Carney’s Leadership Communication Masterclass

How Mark Carney Turned a Diplomatic Apology into a Masterclass in Leadership Communication
In politics as in management, what you say is rarely as important as how you say it. Tone, timing, and phrasing decide whether you calm a storm or start one. And few recent moments illustrate that better than Prime Minister Mark Carney’s half-sentence in Seoul this week — a lesson in executive communication disguised as an apology.
“The President was offended by the ad, and it’s not something I would have done.”
That single line, delivered at the Asia-Pacific summit after Ontario Premier Doug Ford’s anti-Trump ad backfired, has now outlived the entire policy context. It’s been replayed, clipped, captioned, and spun in every direction — and yet it remains, in essence, flawless crisis control.

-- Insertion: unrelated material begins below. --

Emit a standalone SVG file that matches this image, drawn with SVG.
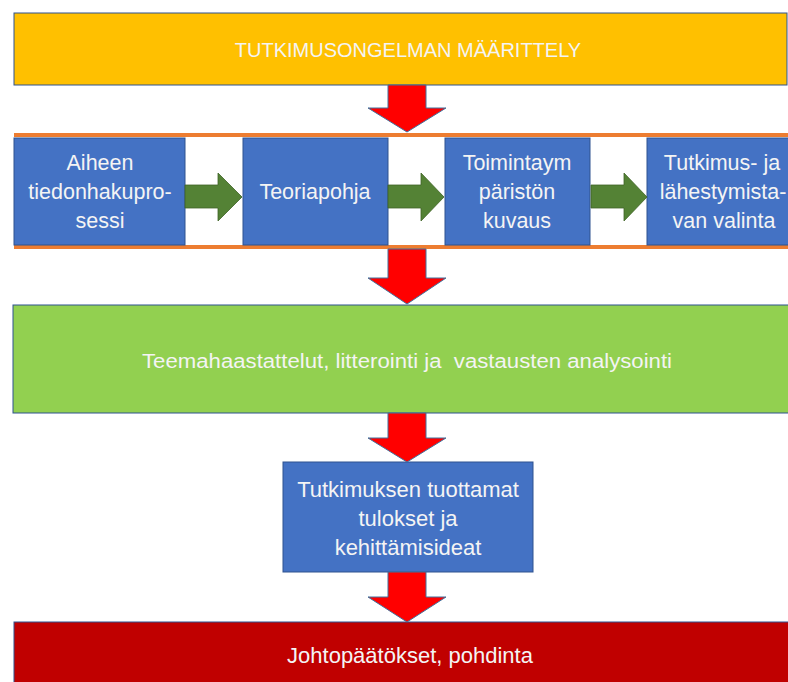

Ford’s ad had aired during the World Series, recycling vintage Reagan footage to call out Trump’s trade tantrums. The response was immediate: Trump, in classic fashion, labelled the ‘disgraceful’ ad as ‘fake,’ ‘fraudulent,’ and ‘AI-generated’. None of which, of course, was true — the clip was genuine, just inconvenient. Accuracy has never been the restraining factor in Trump’s public statements.
Trade talks froze. New tariff threats appeared. And Carney, who had warned Ford not to air the ad in the first place, found himself apologizing face-to-face with Trump at a state dinner — diplomacy at its least glamorous. But his full sentence was a masterclass in control:
“The President was offended by the ad, and it’s not something I would have done, which is to put in place that advertisement, and so I apologized to him.”
A lesser communicator would have either grovelled or doubled down. Carney did neither. Instead, he used grammar — something Trump has yet to fully master — as insulation.
The operative word, it, did most of the heavy lifting. Depending on your audience, it could mean the ad, the offence, or the entire fiasco. Each interpretation served a purpose. The ambiguity was not a stumble; it was a strategy.
For Trump, it read as an apology. For Canadians, it read as composure under fire. For anyone in management, it’s a case study in verbal risk management: delivering the message everyone needs to hear without committing to any version of it.
The real finesse is in the built-in defence. If Trump or his entourage ever notice the shade in the phrasing — and I doubt anyone has the guts to tell him — Carney can just shrug it off as their ‘uncontrolled imagination’. The sentence disarms both attack and interpretation — the diplomatic equivalent of smiling while you close the door, but with far more finesse than Mike Johnson.
The truncated version — the one now circulating online — works even harder: “The President was offended by the ad and it’s not something I would have done.” It flatters Grandpa’s ego, reassures his base that America is Great Again, and signals to people in the know that Canada is being run by an adult — calming the markets. Meanwhile, Carney advances his real agenda: a federal budget designed to reduce U.S. dependence and expand Asia-Pacific trade.
For leaders, the takeaway is simple: communication is control. Words don’t just describe strategy; they are strategy. The right phrasing can buy time, redirect blame, and keep everyone believing you’re on their side. Carney didn’t merely apologize — he executed a controlled release of ambiguity.
Carney’s statement sounded off-the-cuff — but it was leadership in motion.